start Records for the exercise

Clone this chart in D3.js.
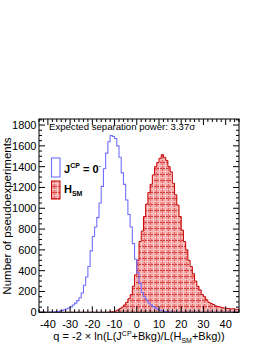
<!DOCTYPE html>
<html>
<head>
<meta charset="utf-8">
<script src="https://cdn.jsdelivr.net/npm/d3@7"></script>
<style>
  body { margin: 0; background: #fff; }
  svg { display: block; font-family: "Liberation Sans", Arial, sans-serif; }
</style>
</head>
<body>
<div id="container"></div>
<script>
// bins of width 1, left edges from -44 to 45
const binStart = -44;
const binWidth = 1;
const blueValues = [
  0, 0, 0, 1, 1, 2, 3, 5, 7, 11,
  17, 25, 32, 42, 52, 70, 88, 112, 140, 185,
  260, 340, 440, 590, 728, 820, 910, 1050, 1210, 1380,
  1530, 1640, 1700, 1690, 1670, 1600, 1490, 1340, 1230, 1080,
  940, 820, 660, 510, 380, 280, 190, 150, 118, 90,
  72, 55, 40, 30, 20, 12, 8, 5, 3, 2,
  1, 0, 0, 0, 0, 0, 0, 0, 0, 0,
  0, 0, 0, 0, 0, 0, 0, 0, 0, 0,
  0, 0, 0, 0, 0, 0, 0, 0, 0, 0
];
const redValues = [
  0, 0, 0, 0, 0, 0, 0, 0, 0, 0,
  0, 0, 0, 0, 0, 0, 0, 0, 0, 0,
  0, 0, 0, 0, 0, 0, 0, 0, 0, 0,
  0, 2, 4, 6, 12, 22, 35, 50, 70, 95,
  130, 170, 250, 360, 500, 680, 780, 920, 1040, 1150,
  1230, 1320, 1400, 1440, 1480, 1515, 1490, 1460, 1400, 1350,
  1240, 1130, 1030, 920, 790, 680, 600, 500, 440, 370,
  300, 250, 215, 170, 150, 120, 95, 85, 75, 62,
  55, 52, 45, 40, 38, 36, 32, 35, 30, 28
];
const xTicks = [-40, -30, -20, -10, 0, 10, 20, 30, 40];
const yTicks = [0, 200, 400, 600, 800, 1000, 1200, 1400, 1600, 1800];

const W = 267, H = 346;
const frame = { left: 39, top: 119, width: 200, height: 193.3 };

const svg = d3.select('#container').append('svg')
  .attr('width', W).attr('height', H);

const x = d3.scaleLinear().domain([-44, 46]).range([frame.left, frame.left + frame.width]);
const y = d3.scaleLinear().domain([0, 1858]).range([frame.top + frame.height, frame.top]);

// fill pattern, ROOT-like red hatch
const defs = svg.append('defs');
const pat = defs.append('pattern').attr('id', 'hatch')
  .attr('patternUnits', 'userSpaceOnUse').attr('width', 6).attr('height', 6);
pat.append('rect').attr('width', 6).attr('height', 6).attr('fill', '#f3a2a2');
pat.append('rect').attr('x', 0).attr('y', 0).attr('width', 6).attr('height', 1).attr('fill', '#d43a3a');
pat.append('rect').attr('x', 0).attr('y', 0).attr('width', 1).attr('height', 6).attr('fill', '#e46a6a');
pat.append('rect').attr('x', 3).attr('y', 0).attr('width', 1).attr('height', 6).attr('fill', '#f9cccc');
pat.append('rect').attr('x', 0).attr('y', 3).attr('width', 6).attr('height', 1).attr('fill', '#f7c0c0');

function toPoints(values) {
  const pts = values.map((v, i) => [binStart + i * binWidth, v]);
  pts.push([binStart + values.length * binWidth, values[values.length - 1]]);
  return pts;
}

const clip = defs.append('clipPath').attr('id', 'frameClip');
clip.append('rect').attr('x', frame.left).attr('y', frame.top)
  .attr('width', frame.width).attr('height', frame.height);

const plot = svg.append('g').attr('clip-path', 'url(#frameClip)');

const area = d3.area().curve(d3.curveStepAfter)
  .x(d => x(d[0])).y0(y(0)).y1(d => y(d[1]));
const line = d3.line().curve(d3.curveStepAfter)
  .x(d => x(d[0])).y(d => y(d[1]));

plot.append('path').datum(toPoints(redValues))
  .attr('d', area).attr('fill', 'url(#hatch)');
plot.append('path').datum(toPoints(redValues))
  .attr('d', line).attr('fill', 'none').attr('stroke', '#c80000').attr('stroke-width', 1);
plot.append('path').datum(toPoints(blueValues))
  .attr('d', line).attr('fill', 'none').attr('stroke', '#7070ff').attr('stroke-width', 1.1);

// frame
svg.append('rect').attr('x', frame.left).attr('y', frame.top)
  .attr('width', frame.width).attr('height', frame.height)
  .attr('fill', 'none').attr('stroke', '#000').attr('stroke-width', 1);

// ticks on all four sides, pointing inwards
const xMinor = d3.range(-44, 47, 2).filter(v => v % 10 !== 0);
const yMinor = d3.range(0, 1858, 50).filter(v => v % 200 !== 0);
const tk = svg.append('g').attr('stroke', '#000').attr('stroke-width', 1);
const yb = y(0), yt = frame.top, xl = frame.left, xr = frame.left + frame.width;
xTicks.forEach(v => {
  tk.append('line').attr('x1', x(v)).attr('x2', x(v)).attr('y1', yb).attr('y2', yb - 6);
  tk.append('line').attr('x1', x(v)).attr('x2', x(v)).attr('y1', yt).attr('y2', yt + 6);
});
xMinor.forEach(v => {
  tk.append('line').attr('x1', x(v)).attr('x2', x(v)).attr('y1', yb).attr('y2', yb - 3);
  tk.append('line').attr('x1', x(v)).attr('x2', x(v)).attr('y1', yt).attr('y2', yt + 3);
});
yTicks.forEach(v => {
  tk.append('line').attr('x1', xl).attr('x2', xl + 6).attr('y1', y(v)).attr('y2', y(v));
  tk.append('line').attr('x1', xr).attr('x2', xr - 6).attr('y1', y(v)).attr('y2', y(v));
});
yMinor.forEach(v => {
  tk.append('line').attr('x1', xl).attr('x2', xl + 3).attr('y1', y(v)).attr('y2', y(v));
  tk.append('line').attr('x1', xr).attr('x2', xr - 3).attr('y1', y(v)).attr('y2', y(v));
});

// tick labels
svg.append('g').selectAll('text').data(xTicks).join('text')
  .attr('x', d => x(d)).attr('y', 328).attr('text-anchor', 'middle')
  .attr('font-size', 11).text(d => d);
svg.append('g').selectAll('text').data(yTicks).join('text')
  .attr('x', 36.5).attr('y', d => y(d) + 4).attr('text-anchor', 'end')
  .attr('font-size', 11).text(d => d);

// axis titles
svg.append('text').attr('transform', 'translate(11,216) rotate(-90)')
  .attr('text-anchor', 'middle').attr('font-size', 11.5).text('Number of pseudoexperiments');

const xt = svg.append('text').attr('x', 139).attr('y', 340).attr('text-anchor', 'middle').attr('font-size', 11);
xt.append('tspan').text('q = -2 \u00d7 ln(L(J');
xt.append('tspan').attr('font-size', 7).attr('dy', -4).text('CP');
xt.append('tspan').attr('dy', 4).text('+Bkg)/L(H');
xt.append('tspan').attr('font-size', 7).attr('dy', 3).text('SM');
xt.append('tspan').attr('dy', -3).text('+Bkg))');

svg.append('text').attr('x', 49).attr('y', 129.5).attr('font-size', 9.6)
  .text('Expected separation power: 3.37\u03c3');

// legend
svg.append('rect').attr('x', 51.5).attr('y', 158).attr('width', 8.5).attr('height', 19)
  .attr('fill', 'none').attr('stroke', '#7070ff').attr('stroke-width', 1.1);
svg.append('rect').attr('x', 51.5).attr('y', 181).attr('width', 8.5).attr('height', 18)
  .attr('fill', 'url(#hatch)').attr('stroke', '#c80000').attr('stroke-width', 1);

const l1 = svg.append('text').attr('x', 64).attr('y', 173).attr('font-size', 11).attr('font-weight', 'bold');
l1.append('tspan').text('J');
l1.append('tspan').attr('font-size', 7).attr('dy', -5).text('CP');
l1.append('tspan').attr('dy', 5).text(' = 0');
l1.append('tspan').attr('font-size', 7).attr('font-weight', 'normal').attr('dy', -5).text('-');

const l2 = svg.append('text').attr('x', 64).attr('y', 193).attr('font-size', 11).attr('font-weight', 'bold');
l2.append('tspan').text('H');
l2.append('tspan').attr('font-size', 7).attr('dy', 3).text('SM');
</script>
</body>
</html>
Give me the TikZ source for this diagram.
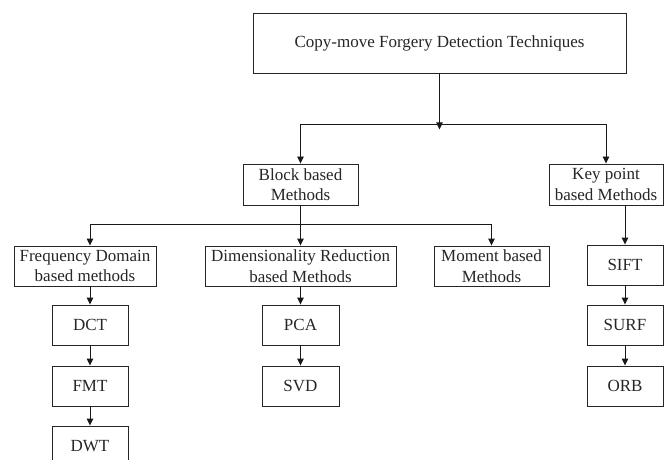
\documentclass[tikz,border=0pt]{standalone}
\usepackage{fontspec}
\setmainfont{Liberation Serif}
\usetikzlibrary{arrows.meta}
\begin{document}
\begin{tikzpicture}[x=1pt,y=-1pt,
  box/.style={draw=black!85, line width=0.9pt, fill=white, inner sep=0pt,
    align=center, text=black!85, font=\fontsize{17}{20.5}\selectfont},
  arr/.style={draw=black!90, line width=0.9pt, -{Triangle[length=7pt,width=6.5pt]}},
  ln/.style={draw=black!90, line width=0.9pt}]
\useasboundingbox (0,0) rectangle (665,460);

% root
\node[box, minimum width=373pt, minimum height=60pt] (top) at (439.5,43) {Copy-move Forgery Detection Techniques};

% two families
\node[box, minimum width=115pt, minimum height=41pt] (block) at (300.5,184.5) {Block based\\Methods};
\node[box, minimum width=114pt, minimum height=41pt] (key) at (606,184.5) {Key point\\based Methods};

% block based sub-groups
\node[box, minimum width=142pt, minimum height=40pt] (freq) at (85,266) {Frequency Domain\\based methods};
\node[box, minimum width=191pt, minimum height=40pt] (dim) at (300.5,266) {Dimensionality Reduction\\based Methods};
\node[box, minimum width=115pt, minimum height=40pt] (mom) at (491.5,266) {Moment based\\Methods};

% leaves
\node[box, minimum width=76pt, minimum height=40pt] (dct) at (90,325) {DCT};
\node[box, minimum width=76pt, minimum height=40pt] (fmt) at (90,386) {FMT};
\node[box, minimum width=76pt, minimum height=40pt] (dwt) at (90,446) {DWT};
\node[box, minimum width=77pt, minimum height=40pt] (pca) at (300.5,325) {PCA};
\node[box, minimum width=77pt, minimum height=40pt] (svd) at (300.5,386) {SVD};
\node[box, minimum width=76pt, minimum height=40pt] (sift) at (625,265) {SIFT};
\node[box, minimum width=76pt, minimum height=40pt] (surf) at (625,325) {SURF};
\node[box, minimum width=76pt, minimum height=40pt] (orb) at (625,386) {ORB};

% root split
\coordinate (tj) at (439.5,124);
\draw[arr] (top.south) -- ++(0,56);
\draw[ln] (block.north |- tj) -- (key.north |- tj);
\draw[arr] (block.north |- tj) -- (block.north);
\draw[arr] (key.north |- tj) -- (key.north);

% block based split
\coordinate (bj) at (300.5,224);
\draw[ln] (block.south) -- (bj);
\draw[ln] (dct.north |- bj) -- (mom.north |- bj);
\draw[arr] (dct.north |- bj) -- (freq.north -| dct.north);
\draw[arr] (bj) -- (dim.north);
\draw[arr] (mom.north |- bj) -- (mom.north);

% chains
\draw[arr] (freq.south -| dct.north) -- (dct.north);
\draw[arr] (dct) -- (fmt);
\draw[arr] (fmt) -- (dwt);
\draw[arr] (dim.south) -- (pca.north);
\draw[arr] (pca) -- (svd);
\draw[arr] (key.south -| sift.north) -- (sift.north);
\draw[arr] (sift) -- (surf);
\draw[arr] (surf) -- (orb);
\end{tikzpicture}
\end{document}
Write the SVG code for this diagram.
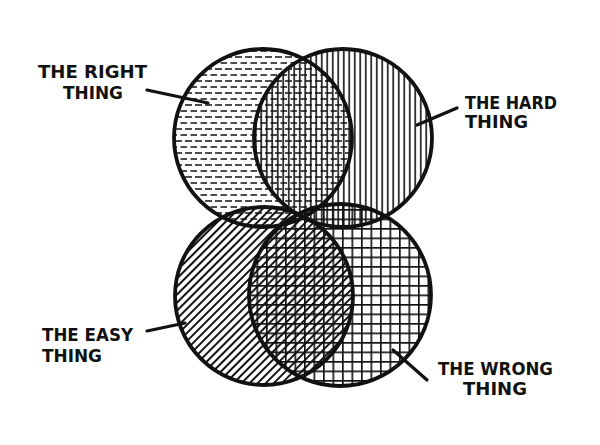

end Records for the exercise

▶ _Exercise goal_: Pictures are not part of the copy. Reproduce the lines from the one containing "Give me the TikZ source for this diagram." through the one containing "minimum width=373pt, minimum", exactly and nothing more.

▶ _Output below_:
Give me the TikZ source for this diagram.
\documentclass[tikz,border=0pt]{standalone}
\usepackage{fontspec}
\setmainfont{Liberation Serif}
\usetikzlibrary{arrows.meta}
\begin{document}
\begin{tikzpicture}[x=1pt,y=-1pt,
  box/.style={draw=black!85, line width=0.9pt, fill=white, inner sep=0pt,
    align=center, text=black!85, font=\fontsize{17}{20.5}\selectfont},
  arr/.style={draw=black!90, line width=0.9pt, -{Triangle[length=7pt,width=6.5pt]}},
  ln/.style={draw=black!90, line width=0.9pt}]
\useasboundingbox (0,0) rectangle (665,460);

% root
\node[box, minimum width=373pt, minimum height=60pt] (top) at (439.5,43) {Copy-move Forgery Detection Techniques};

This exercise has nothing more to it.